Written instruction =>
Spot each line that carries the word "React"; copy those lines.

Provided data =>
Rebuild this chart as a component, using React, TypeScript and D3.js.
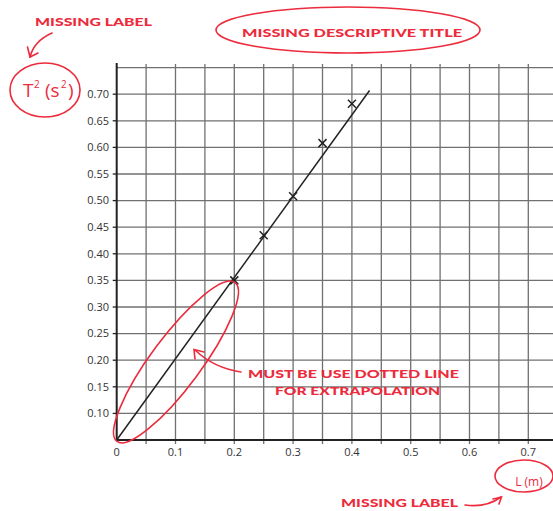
import React from "react";
import * as d3 from "d3";

const xTickValues = [0, 0.1, 0.2, 0.3, 0.4, 0.5, 0.6, 0.7];
const xTickLabels = ["0", "0.1", "0.2", "0.3", "0.4", "0.5", "0.6", "0.7"];
const yTickValues = [0.1, 0.15, 0.2, 0.25, 0.3, 0.35, 0.4, 0.45, 0.5, 0.55, 0.6, 0.65, 0.7];
const yTickLabels = ["0.10", "0.15", "0.20", "0.25", "0.30", "0.35", "0.40", "0.45", "0.50", "0.55", "0.60", "0.65", "0.70"];
const gridX = [0.05, 0.1, 0.15, 0.2, 0.25, 0.3, 0.35, 0.4, 0.45, 0.5, 0.55, 0.6, 0.65, 0.7];
const gridY = [0.1, 0.15, 0.2, 0.25, 0.3, 0.35, 0.4, 0.45, 0.5, 0.55, 0.6, 0.65, 0.7, 0.75];
const lengthM = [0.2, 0.25, 0.3, 0.35, 0.4];
const periodSq = [0.35, 0.435, 0.508, 0.608, 0.682];
const fitLength = [0, 0.43];
const fitPeriodSq = [0.05, 0.707];

const RED = "#ec2b3c";
const W = 553;
const H = 511;

export default function App() {
  const x = d3.scaleLinear().domain([0, 0.75]).range([116.7, 557.7]);
  const y = d3.scaleLinear().domain([0.05, 0.75]).range([440, 67.6]);
  const line = d3
    .line<number>()
    .x((_, i) => x(fitLength[i]))
    .y((d) => y(d));

  const comic = {
    fontFamily: "Lato, 'DejaVu Sans', sans-serif",
    fontWeight: 900 as const,
    fill: RED,
    fontSize: 12,
  };
  const labelFont = {
    fontFamily: "'Open Sans', sans-serif",
    fill: RED,
  };

  return (
    <svg
      width={W}
      height={H}
      style={{ position: "absolute", left: 0, top: 0, background: "#fff" }}
    >
      {/* grid */}
      <g stroke="#707070" strokeWidth={1.3}>
        {gridY.map((v) => (
          <line key={"gy" + v} x1={x(0)} x2={W} y1={y(v)} y2={y(v)} />
        ))}
        {gridX.map((v) => (
          <line key={"gx" + v} x1={x(v)} x2={x(v)} y1={64} y2={444} />
        ))}
      </g>
      {/* axes */}
      <g stroke="#222" strokeWidth={2}>
        <line x1={x(0)} x2={x(0)} y1={63} y2={441} />
        <line x1={x(0)} x2={W} y1={y(0.05)} y2={y(0.05)} />
        {yTickValues.map((v) => (
          <line key={"yt" + v} x1={x(0) - 4} x2={x(0)} y1={y(v)} y2={y(v)} strokeWidth={1.3} />
        ))}
      </g>
      {/* tick labels */}
      <g fontFamily="'Open Sans', sans-serif" fontSize={11} fill="#333">
        {yTickValues.map((v, i) => (
          <text key={"yl" + v} x={109} y={y(v)} dy="0.35em" textAnchor="end">
            {yTickLabels[i]}
          </text>
        ))}
        {xTickValues.map((v, i) => (
          <text key={"xl" + v} x={x(v)} y={452} dy="0.35em" textAnchor="middle">
            {xTickLabels[i]}
          </text>
        ))}
      </g>
      {/* best fit line */}
      <path d={line(fitPeriodSq) || ""} fill="none" stroke="#222" strokeWidth={1.5} />
      {/* data crosses */}
      <g stroke="#222" strokeWidth={1.5}>
        {lengthM.map((l, i) => {
          const cx = x(l);
          const cy = y(periodSq[i]);
          const s = 4;
          return (
            <g key={"p" + i}>
              <line x1={cx - s} y1={cy - s} x2={cx + s} y2={cy + s} />
              <line x1={cx - s} y1={cy + s} x2={cx + s} y2={cy - s} />
            </g>
          );
        })}
      </g>

      {/* red annotations */}
      <g fill="none" stroke={RED} strokeWidth={1.6} strokeLinecap="round">
        <ellipse cx={348} cy={30} rx={132} ry={23} />
        <ellipse cx={45} cy={90} rx={35} ry={27} />
        <ellipse cx={176} cy={362} rx={99} ry={25} transform="rotate(-53.4 176 362)" />
        <ellipse cx={524} cy={476} rx={29} ry={16} />
        <path d="M52,33 Q34,41 30,57" />
        <path d="M27.5,47 L30,57 L38,53" />
        <path d="M241,372 Q214,368 195,350" />
        <path d="M195,359 L194,349.5 L204,352" />
        <path d="M465,505 Q486,508 501,497" />
        <path d="M493,499 L501.5,497 L499,504" />
      </g>
      <text {...comic} x={35} y={22} dy="0.35em" textLength={117} lengthAdjust="spacingAndGlyphs">
        MISSING LABEL
      </text>
      <text {...comic} x={242} y={32.5} dy="0.35em" textLength={220} lengthAdjust="spacingAndGlyphs">
        MISSING DESCRIPTIVE TITLE
      </text>
      <text {...comic} x={248} y={373.5} dy="0.35em" textLength={211} lengthAdjust="spacingAndGlyphs">
        MUST BE USE DOTTED LINE
      </text>
      <text {...comic} x={275} y={391} dy="0.35em" textLength={165} lengthAdjust="spacingAndGlyphs">
        FOR EXTRAPOLATION
      </text>
      <text {...comic} x={341} y={503} dy="0.35em" textLength={117} lengthAdjust="spacingAndGlyphs">
        MISSING LABEL
      </text>
      {/* y axis label T² (s²) */}
      <text {...labelFont} x={23} y={97} fontSize={19}>T</text>
      <text {...labelFont} x={34} y={88} fontSize={10}>2</text>
      <text {...labelFont} x={45} y={97} fontSize={19}>(s</text>
      <text {...labelFont} x={61} y={88} fontSize={10}>2</text>
      <text {...labelFont} x={68} y={97} fontSize={19}>)</text>
      <text {...labelFont} x={529} y={482} dy="0.35em" fontSize={12} textAnchor="middle">
        L (m)
      </text>
    </svg>
  );
}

Response to the task =>
Rebuild this chart as a component, using React, TypeScript and D3.js.
import React from "react";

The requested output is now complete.